O setor em que trabalho dentro da Secretaria de Cultura é a Gerência de Patrimônio Histórico. Também Museu de História e Arte. Por conta disso nos aparecem relíquias pelo caminho que possibilitam as mais diversas interpretações e sentimentos, sendo apenas impossíveis de não serem notadas. Hoje eu e uma colega de trabalho mexemos em Títulos de Eleitor que foram tirados na década de 1960/1970. Lá estavam eles, velhos e rasgados, trazendo os mais diversos nomes, nacionalidades, filiações e rostos em fotos preto & branco 3x4 até nós.
O objetivo era meramente uma restauração nos documentos, mas o momento foi acompanhado de incontáveis comentários. Desde um mero julgamento sobre quem era bonito ou se vestia bem até milhares de suposições sobre suas vidas. Quem parecia inteligente, que tipo de música ouviam, suas personalidades – avaliadas por um mero segundo que a câmera registrou - os possíveis amigos, casais e rivais. Imediatamente estávamos envolvidas com aquelas pessoas que nunca chegamos a conhecer e de quem não tínhamos informação alguma que não as dadas por um documento antigo.

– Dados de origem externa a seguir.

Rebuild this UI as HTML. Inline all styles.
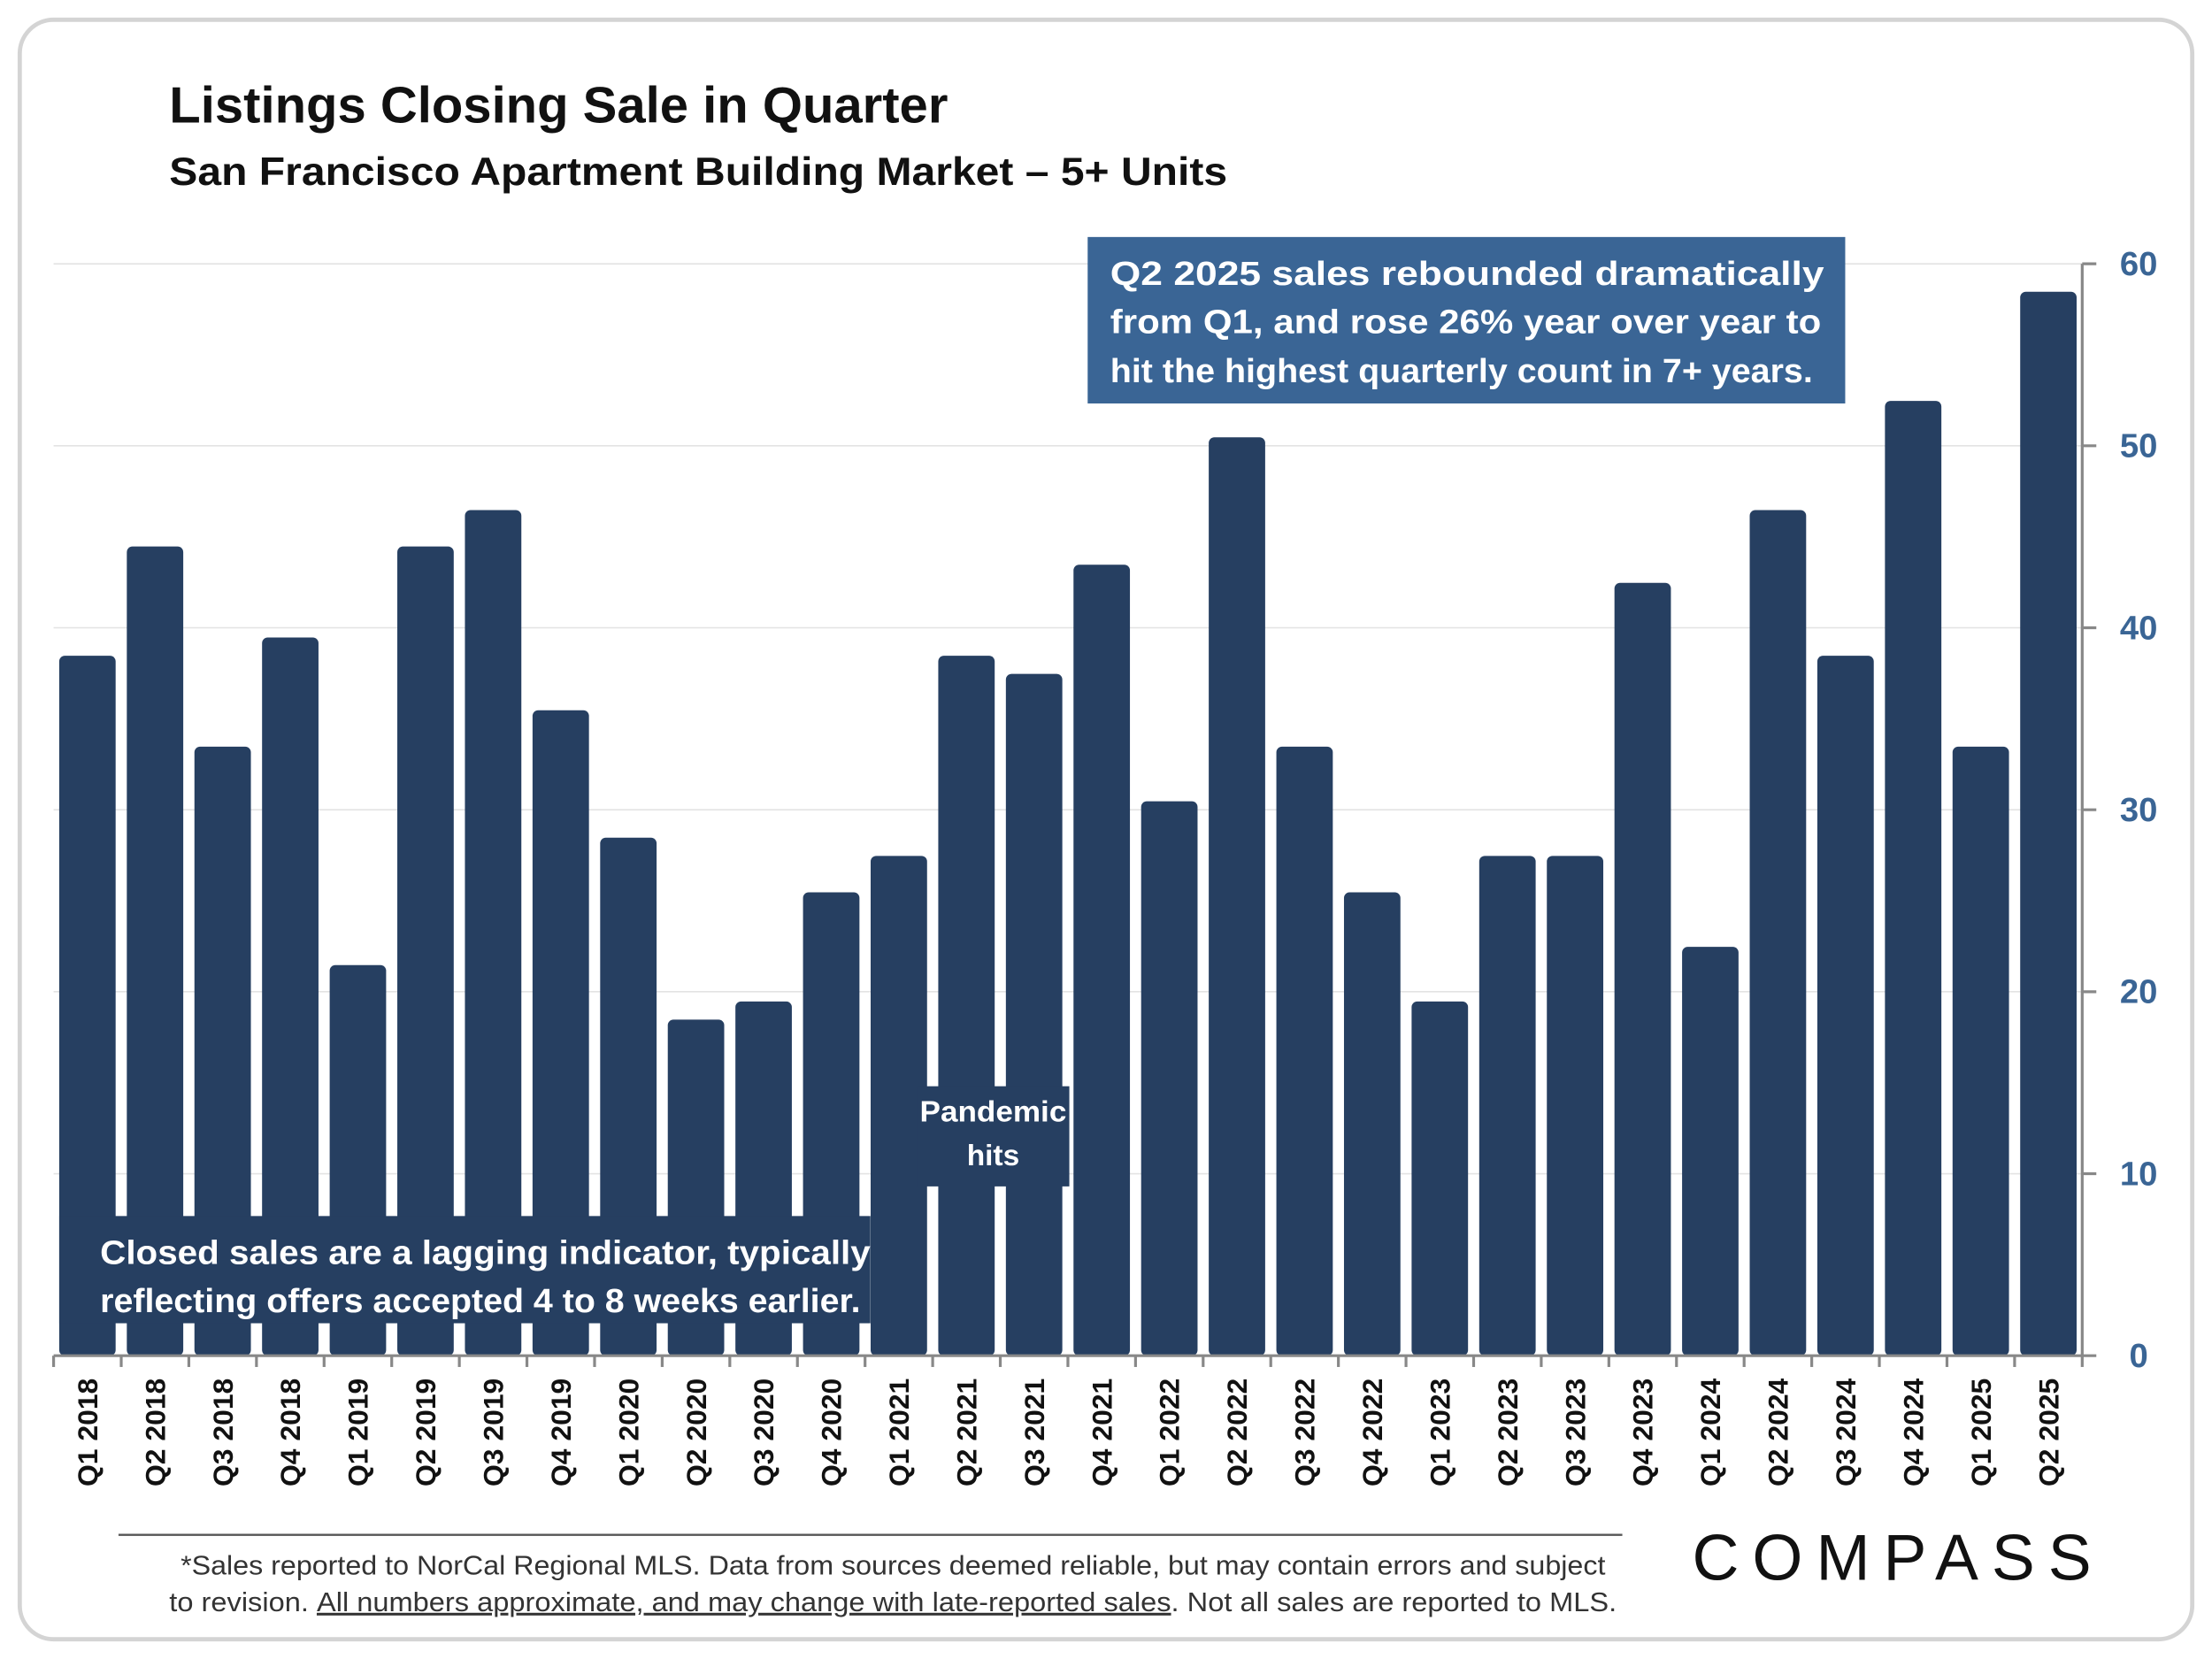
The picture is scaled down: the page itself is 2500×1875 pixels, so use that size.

O episódio é só um exemplo. O fato é que passando por esse tipo de situação o mundo todo parece uma brincadeira de “Ligue os Pontos”, na qual todos nós estamos por um motivo ou outro conectados. Por mais que vivamos em espaços ou mesmo tempos diferentes, há algo de nós que passará por outro ser humano e, naquele momento, estaremos unidos. Não importa o quão anônimos parecemos, existe um outro anônimo que irá nos encontrar.
Acredito que esses encontros silenciosos acontecem o tempo inteiro, nesses rastros que deixamos pelo nosso caminho. Documentos, fotos ou objetos que perdemos pelo caminho nos ligam imediatamente a outra pessoa que pegá-los nas mãos. Quando um mexicano e um chinês, por ventura, tropeçarem voltando para casa, exatamente no mesmo momento, mas em fusos horários diferentes, estão unidos em silêncio e anonimamente.
Parece haver uma energia ativa no universo agindo de forma independente de nós, cruzando nossas vidas o tempo todo, possibilitando contato com todos os bilhões de habitantes do mundo, das formas mais bruscas – como o esbarrão que você deu ontem na rua – ou sutis – como o terço que encontrou jogado na calçada – imagináveis. Sendo assim todos os anônimos da humanidade cruzam nosso caminho tanto quanto – ou mais – que os grandes nomes que aprendemos na escola, independente da época em que nasceram ou do lugar do mundo em que se encontram.
No fim das contas estamos todos de braços dados.